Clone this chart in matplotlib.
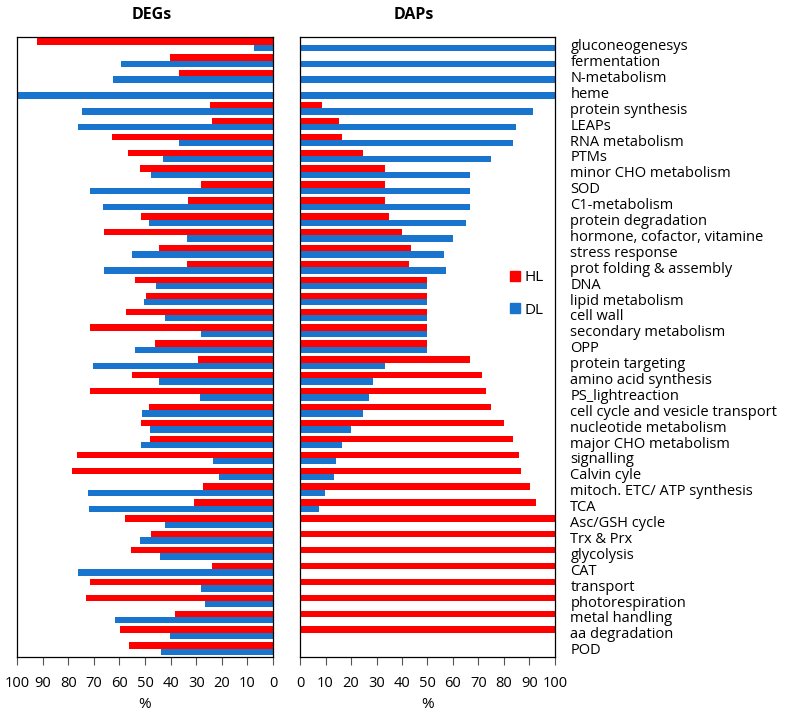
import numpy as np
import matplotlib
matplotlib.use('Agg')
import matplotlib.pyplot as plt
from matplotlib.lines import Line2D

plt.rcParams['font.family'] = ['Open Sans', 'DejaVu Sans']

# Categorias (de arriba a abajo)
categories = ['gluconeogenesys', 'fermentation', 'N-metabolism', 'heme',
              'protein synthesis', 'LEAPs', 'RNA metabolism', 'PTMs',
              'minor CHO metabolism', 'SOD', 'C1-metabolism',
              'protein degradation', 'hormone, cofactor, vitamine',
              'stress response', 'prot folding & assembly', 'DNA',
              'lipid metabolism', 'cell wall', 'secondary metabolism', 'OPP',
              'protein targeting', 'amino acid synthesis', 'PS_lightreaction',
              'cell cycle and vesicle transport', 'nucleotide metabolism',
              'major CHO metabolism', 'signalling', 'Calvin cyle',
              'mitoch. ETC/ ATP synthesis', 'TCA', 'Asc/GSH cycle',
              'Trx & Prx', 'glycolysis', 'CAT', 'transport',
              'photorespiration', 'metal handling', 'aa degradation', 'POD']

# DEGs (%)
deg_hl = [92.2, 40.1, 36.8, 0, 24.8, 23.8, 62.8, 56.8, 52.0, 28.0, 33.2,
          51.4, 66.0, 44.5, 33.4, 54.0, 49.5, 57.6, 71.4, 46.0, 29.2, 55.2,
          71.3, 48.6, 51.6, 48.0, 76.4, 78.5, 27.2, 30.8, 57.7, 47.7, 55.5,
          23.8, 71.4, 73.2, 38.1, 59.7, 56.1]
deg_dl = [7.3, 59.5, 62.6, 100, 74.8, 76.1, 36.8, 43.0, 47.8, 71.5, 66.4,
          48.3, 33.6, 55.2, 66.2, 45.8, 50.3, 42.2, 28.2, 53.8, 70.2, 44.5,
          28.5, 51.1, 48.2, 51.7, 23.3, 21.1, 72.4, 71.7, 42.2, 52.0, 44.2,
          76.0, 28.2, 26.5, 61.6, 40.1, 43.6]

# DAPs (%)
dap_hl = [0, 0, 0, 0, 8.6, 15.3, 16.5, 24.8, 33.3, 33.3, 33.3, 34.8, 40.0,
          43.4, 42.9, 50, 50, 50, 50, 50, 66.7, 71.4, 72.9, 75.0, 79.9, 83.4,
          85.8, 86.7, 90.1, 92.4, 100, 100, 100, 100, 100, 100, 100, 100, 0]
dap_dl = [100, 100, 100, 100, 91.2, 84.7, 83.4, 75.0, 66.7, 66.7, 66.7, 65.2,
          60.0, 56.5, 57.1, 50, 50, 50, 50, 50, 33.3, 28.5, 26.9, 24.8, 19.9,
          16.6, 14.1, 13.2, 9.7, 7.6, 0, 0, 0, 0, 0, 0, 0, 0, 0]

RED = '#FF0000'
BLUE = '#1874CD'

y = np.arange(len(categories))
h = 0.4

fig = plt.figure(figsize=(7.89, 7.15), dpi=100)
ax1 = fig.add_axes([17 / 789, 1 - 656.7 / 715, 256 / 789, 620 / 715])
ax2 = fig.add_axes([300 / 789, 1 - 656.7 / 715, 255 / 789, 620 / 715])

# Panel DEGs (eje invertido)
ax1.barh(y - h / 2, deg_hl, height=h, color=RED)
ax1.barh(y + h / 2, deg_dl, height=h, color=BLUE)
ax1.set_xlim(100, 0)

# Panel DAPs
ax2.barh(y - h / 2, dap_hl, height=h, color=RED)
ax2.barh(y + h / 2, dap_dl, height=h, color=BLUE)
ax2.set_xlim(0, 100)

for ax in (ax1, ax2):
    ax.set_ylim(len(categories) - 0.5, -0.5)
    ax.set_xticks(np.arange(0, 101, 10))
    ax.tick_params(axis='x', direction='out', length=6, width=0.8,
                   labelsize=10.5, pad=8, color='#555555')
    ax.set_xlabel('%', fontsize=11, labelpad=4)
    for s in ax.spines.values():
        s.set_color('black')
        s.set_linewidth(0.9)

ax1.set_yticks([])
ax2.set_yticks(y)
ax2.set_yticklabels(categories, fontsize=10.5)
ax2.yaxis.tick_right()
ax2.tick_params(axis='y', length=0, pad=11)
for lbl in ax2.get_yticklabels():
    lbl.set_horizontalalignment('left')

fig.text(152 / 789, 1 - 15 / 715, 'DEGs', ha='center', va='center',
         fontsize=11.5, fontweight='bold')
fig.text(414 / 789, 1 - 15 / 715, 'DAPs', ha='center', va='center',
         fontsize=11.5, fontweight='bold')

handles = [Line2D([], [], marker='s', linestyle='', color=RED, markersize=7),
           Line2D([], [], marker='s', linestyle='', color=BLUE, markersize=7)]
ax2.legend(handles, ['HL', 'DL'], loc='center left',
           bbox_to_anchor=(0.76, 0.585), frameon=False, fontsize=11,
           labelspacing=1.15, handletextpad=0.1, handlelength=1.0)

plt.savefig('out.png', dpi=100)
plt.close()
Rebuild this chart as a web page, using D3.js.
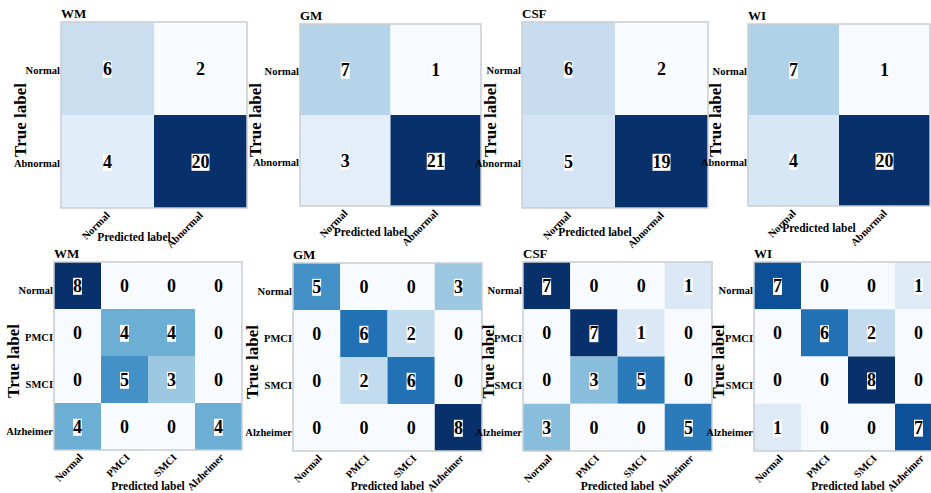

============

WHAT THE EXERCISE ASKS
Return exactly what appears from the opening line of the material through the line with "plt.rcParams['font.family'] = ['Open", apart from the pictures.

IN RESPONSE
Clone this chart in matplotlib.
import numpy as np
import matplotlib
matplotlib.use('Agg')
import matplotlib.pyplot as plt
from matplotlib.lines import Line2D

plt.rcParams['font.family'] = ['Open Sans', 'DejaVu Sans']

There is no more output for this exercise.